== Your goal ==
Please determine how many lines of the material include the word "chart", and respond with nothing but that number.

== Collected data ==
......

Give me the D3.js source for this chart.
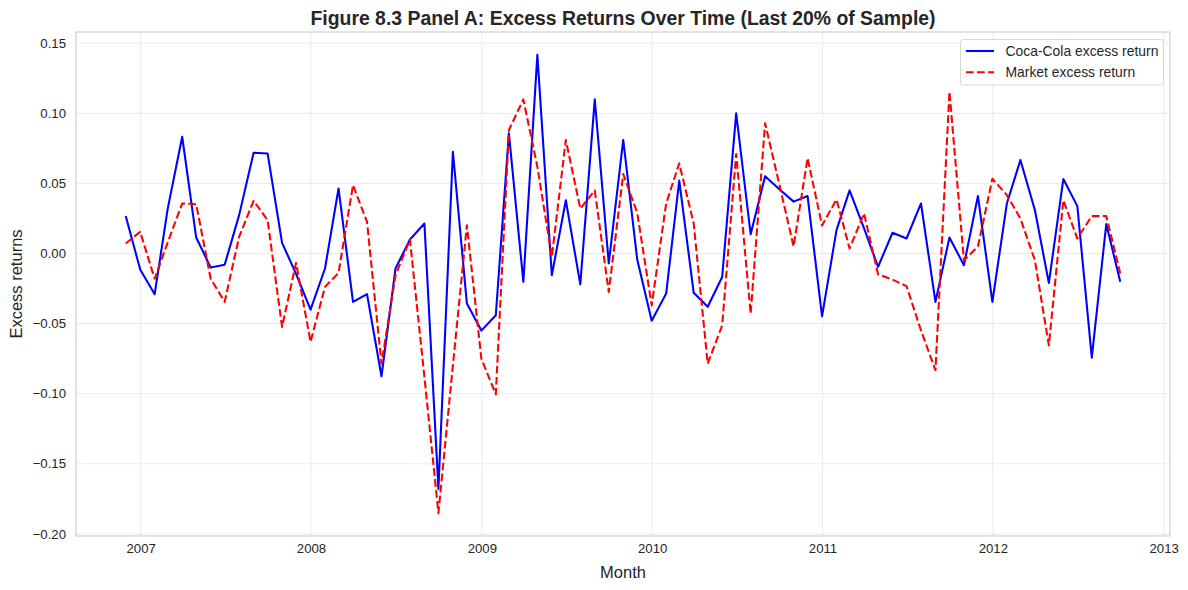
<!DOCTYPE html>
<html>
<head>
<meta charset="utf-8">
<script src="https://cdn.jsdelivr.net/npm/d3@7"></script>
<style>
  html, body { margin: 0; padding: 0; background: #fff; }
  svg { display: block; font-family: "Liberation Sans", Arial, sans-serif; }
</style>
</head>
<body>
<svg id="chart" width="1188" height="590"></svg>
<script>
// ---------- data ----------
const months = [
  "2006-11-30","2006-12-31",
  "2007-01-31","2007-02-28","2007-03-31","2007-04-30","2007-05-31","2007-06-30",
  "2007-07-31","2007-08-31","2007-09-30","2007-10-31","2007-11-30","2007-12-31",
  "2008-01-31","2008-02-29","2008-03-31","2008-04-30","2008-05-31","2008-06-30",
  "2008-07-31","2008-08-31","2008-09-30","2008-10-31","2008-11-30","2008-12-31",
  "2009-01-31","2009-02-28","2009-03-31","2009-04-30","2009-05-31","2009-06-30",
  "2009-07-31","2009-08-31","2009-09-30","2009-10-31","2009-11-30","2009-12-31",
  "2010-01-31","2010-02-28","2010-03-31","2010-04-30","2010-05-31","2010-06-30",
  "2010-07-31","2010-08-31","2010-09-30","2010-10-31","2010-11-30","2010-12-31",
  "2011-01-31","2011-02-28","2011-03-31","2011-04-30","2011-05-31","2011-06-30",
  "2011-07-31","2011-08-31","2011-09-30","2011-10-31","2011-11-30","2011-12-31",
  "2012-01-31","2012-02-29","2012-03-31","2012-04-30","2012-05-31","2012-06-30",
  "2012-07-31","2012-08-31","2012-09-30"
];

const cocaColaExcess = [
  0.0267, -0.0114,
  -0.029, 0.032, 0.0833, 0.0114, -0.010, -0.008, 0.0274, 0.0719, 0.0714, 0.0076, -0.0145, -0.040,
  -0.0107, 0.0464, -0.0345, -0.029, -0.0876, -0.0107, 0.010, 0.0214, -0.1679, 0.0726, -0.0357, -0.055,
  -0.044, 0.0857, -0.0202, 0.1417, -0.0155, 0.038, -0.022, 0.110, -0.007, 0.081, -0.0043, -0.048,
  -0.0286, 0.052, -0.028, -0.038, -0.0167, 0.100, 0.0138, 0.0552, 0.046, 0.037, 0.041, -0.0448,
  0.0167, 0.045, 0.018, -0.0095, 0.0148, 0.0107, 0.0357, -0.0345, 0.0114, -0.0083, 0.041, -0.0345,
  0.0357, 0.0667, 0.031, -0.021, 0.0531, 0.0338, -0.0743, 0.021, -0.0202
];

const marketExcess = [
  0.0071, 0.0155,
  -0.018, 0.008, 0.0357, 0.0352, -0.018, -0.0345, 0.0119, 0.0376, 0.0238, -0.0524, -0.0067, -0.063,
  -0.0238, -0.0138, 0.0488, 0.0226, -0.0786, -0.0155, 0.010, -0.088, -0.1852, -0.080, 0.0202, -0.075,
  -0.1005, 0.088, 0.110, 0.062, -0.0024, 0.081, 0.032, 0.045, -0.0274, 0.0567, 0.029, -0.037,
  0.0357, 0.0643, 0.0214, -0.0786, -0.0512, 0.071, -0.0429, 0.0929, 0.050, 0.005, 0.068, 0.020,
  0.0386, 0.0036, 0.0286, -0.0148, -0.0186, -0.0233, -0.0548, -0.0833, 0.1155, -0.0048, 0.005, 0.0533,
  0.0417, 0.025, -0.0048, -0.0655, 0.038, 0.0107, 0.0267, 0.0267, -0.0143
];

const yTicks = [-0.20, -0.15, -0.10, -0.05, 0.00, 0.05, 0.10, 0.15];
const xTickYears = ["2007", "2008", "2009", "2010", "2011", "2012", "2013"];

const seriesNames = ["Coca-Cola excess return", "Market excess return"];
const titleText = "Figure 8.3 Panel A: Excess Returns Over Time (Last 20% of Sample)";
const xLabelText = "Month";
const yLabelText = "Excess returns";

// ---------- layout ----------
const W = 1188, H = 590;
const plot = { left: 76, right: 1170, top: 32, bottom: 536 };
const textColor = "#262626";
const FONT = '"Liberation Sans", Arial, sans-serif';

const parse = d3.utcParse("%Y-%m-%d");
const dates = months.map(parse);

const data = dates.map((d, i) => ({ date: d, ko: cocaColaExcess[i], mkt: marketExcess[i] }));

// domains with matplotlib-like 5% margins
const xExt = d3.extent(dates);
const xPad = (xExt[1] - xExt[0]) * 0.05;
const allY = cocaColaExcess.concat(marketExcess);
const yExt = d3.extent(allY);
const yPad = (yExt[1] - yExt[0]) * 0.05;

const x = d3.scaleUtc()
  .domain([new Date(+xExt[0] - xPad), new Date(+xExt[1] + xPad)])
  .range([plot.left, plot.right]);
const y = d3.scaleLinear()
  .domain([yExt[0] - yPad, yExt[1] + yPad])
  .range([plot.bottom, plot.top]);

const svg = d3.select("#chart");

svg.append("rect").attr("x", 0).attr("y", 0).attr("width", W).attr("height", H).attr("fill", "#fff");

// grid
const xTickDates = xTickYears.map(s => parse(s + "-01-01"));
const grid = svg.append("g");
grid.selectAll("line.gx").data(xTickDates).join("line")
  .attr("x1", d => x(d)).attr("x2", d => x(d))
  .attr("y1", plot.top).attr("y2", plot.bottom)
  .attr("stroke", "#ebebeb").attr("stroke-width", 1);
grid.selectAll("line.gy").data(yTicks).join("line")
  .attr("x1", plot.left).attr("x2", plot.right)
  .attr("y1", d => y(d)).attr("y2", d => y(d))
  .attr("stroke", "#ebebeb").attr("stroke-width", 1);

// axes (labels only, no tick marks)
const fmtY = d3.format(".2f");
const yAxis = d3.axisLeft(y).tickValues(yTicks).tickFormat(fmtY).tickSize(0).tickPadding(10);
const xAxis = d3.axisBottom(x).tickValues(xTickDates).tickFormat(d3.utcFormat("%Y")).tickSize(0).tickPadding(8);

const gy = svg.append("g").attr("transform", `translate(${plot.left},0)`).call(yAxis);
const gx = svg.append("g").attr("transform", `translate(0,${plot.bottom})`).call(xAxis);
[gx, gy].forEach(g => {
  g.select(".domain").remove();
  g.selectAll("text").attr("fill", textColor).style("font-size", "13.2px").style("font-family", FONT);
});

// lines
svg.append("clipPath").attr("id", "clip").append("rect")
  .attr("x", plot.left).attr("y", plot.top)
  .attr("width", plot.right - plot.left).attr("height", plot.bottom - plot.top);

const lineKo = d3.line().x(d => x(d.date)).y(d => y(d.ko));
const lineMkt = d3.line().x(d => x(d.date)).y(d => y(d.mkt));

const lines = svg.append("g").attr("clip-path", "url(#clip)");
lines.append("path").datum(data).attr("d", lineKo)
  .attr("fill", "none").attr("stroke", "#0000ff").attr("stroke-width", 2.08)
  .attr("stroke-linejoin", "round").attr("stroke-linecap", "butt");
lines.append("path").datum(data).attr("d", lineMkt)
  .attr("fill", "none").attr("stroke", "#ff0000").attr("stroke-width", 2.08)
  .attr("stroke-dasharray", "7.7,3.3")
  .attr("stroke-linejoin", "round").attr("stroke-linecap", "butt");

// frame
svg.append("rect")
  .attr("x", plot.left).attr("y", plot.top)
  .attr("width", plot.right - plot.left).attr("height", plot.bottom - plot.top)
  .attr("fill", "none").attr("stroke", "#cccccc").attr("stroke-width", 1.1);

// title
svg.append("text")
  .attr("x", (plot.left + plot.right) / 2).attr("y", 25)
  .attr("text-anchor", "middle")
  .attr("fill", textColor)
  .style("font-size", "19.4px").style("font-weight", "bold")
  .text(titleText);

// axis labels
svg.append("text")
  .attr("x", (plot.left + plot.right) / 2).attr("y", 578)
  .attr("text-anchor", "middle").attr("fill", textColor)
  .style("font-size", "16.5px")
  .text(xLabelText);
svg.append("text")
  .attr("transform", `translate(22,${(plot.top + plot.bottom) / 2}) rotate(-90)`)
  .attr("text-anchor", "middle").attr("fill", textColor)
  .style("font-size", "16.5px")
  .text(yLabelText);

// legend
const lg = svg.append("g");
lg.append("rect")
  .attr("x", 960.5).attr("y", 39.5).attr("width", 203).attr("height", 45.5)
  .attr("rx", 3).attr("ry", 3)
  .attr("fill", "#ffffff").attr("fill-opacity", 0.8)
  .attr("stroke", "#d6d6d6").attr("stroke-width", 1);
const legendItems = [
  { name: seriesNames[0], color: "#0000ff", dash: null },
  { name: seriesNames[1], color: "#ff0000", dash: "7.7,3.3" }
];
legendItems.forEach((it, i) => {
  const yy = 51 + i * 21.3;
  lg.append("line")
    .attr("x1", 966).attr("x2", 994).attr("y1", yy).attr("y2", yy)
    .attr("stroke", it.color).attr("stroke-width", 2.08)
    .attr("stroke-dasharray", it.dash);
  lg.append("text")
    .attr("x", 1005.5).attr("y", yy).attr("dy", "0.35em")
    .attr("fill", textColor).style("font-size", "13.9px")
    .text(it.name);
});
</script>
</body>
</html>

......

== Answer to the problem ==
3